With 23ha, the fourth largest estate in Pomerol after De Sales, Nenin and Gazin, La Pointe rose to prominence under France’s Second Empire.

In the 1883 edition of Cocks et Féret’s Bordeaux et ses Vins, Château La Pointe was just one of three awarded the prestigious ‘Château’ prefix. It has always been a well thought-of, middle-of-the-road Pomerol.

The first vintage that Bordeaux expert David Peppercorn MW came across was the 1943, and Stephen Brook mentions the 1947 in his book The Complete Bordeaux (Mitchell Beazley, 2007). It was a regular on wine lists due to its open style and modest price, the d’Arfeuille family, also owners of La Serre in St-Emilion, assuring a good average quality (its 1996, in my Dorset cellar, is perfect now).

In 2007 the estate was sold to the Generali France insurance company, and now under the direction of agronomic engineer Eric Monneret (ex Raymond-Lafon in Sauternes), with Hubert de Boüard de Laforest as consultant, investments are ongoing to ensure that La Pointe reaches its full potential.

One of the first properties to the north of the village of Catusseau on the outskirts of Libourne, the terroir is fine sandy-gravel with a little moisture-retaining clay but none of the iron elements found in the centre of the appellation, even though one parcel is near to Trotanoy.
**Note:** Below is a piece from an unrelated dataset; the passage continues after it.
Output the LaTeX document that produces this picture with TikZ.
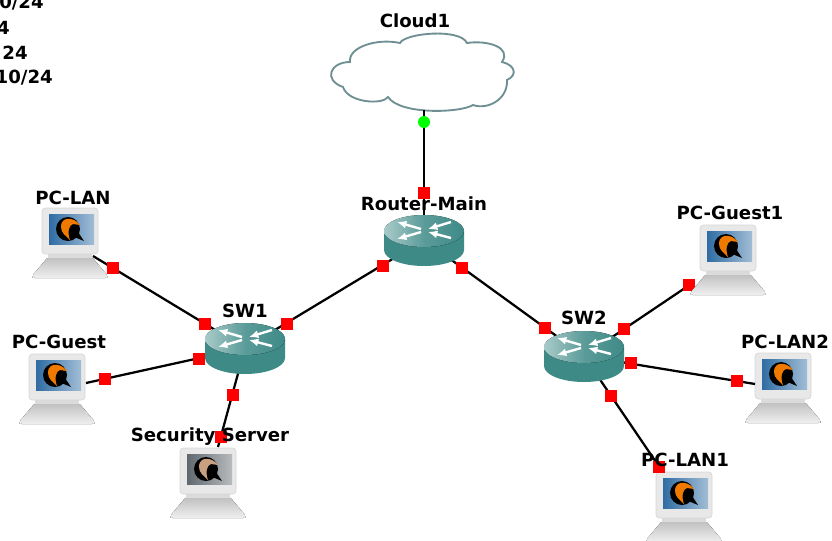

An indepth geological study of the soils and sub-soils undertaken by Pierre Becheler, who had conducted similar surveys at Branaire-Ducru, Cos d’Estournel, Montrose and Palmer, resulted in the uprooting of all the 5% Cabernet Sauvignon and the severe limitation of yields from the Cabernet Franc.

A totally new vat room and barrel cellar (50% new each year) were ready in time for the 2009 harvest, allowing for plot-by-plot vinification, and later enabling fine-tuning of the selection for the grand vin, the second label being Pomerol de La Pointe. La Pointe is now regaining its 19th-century glory.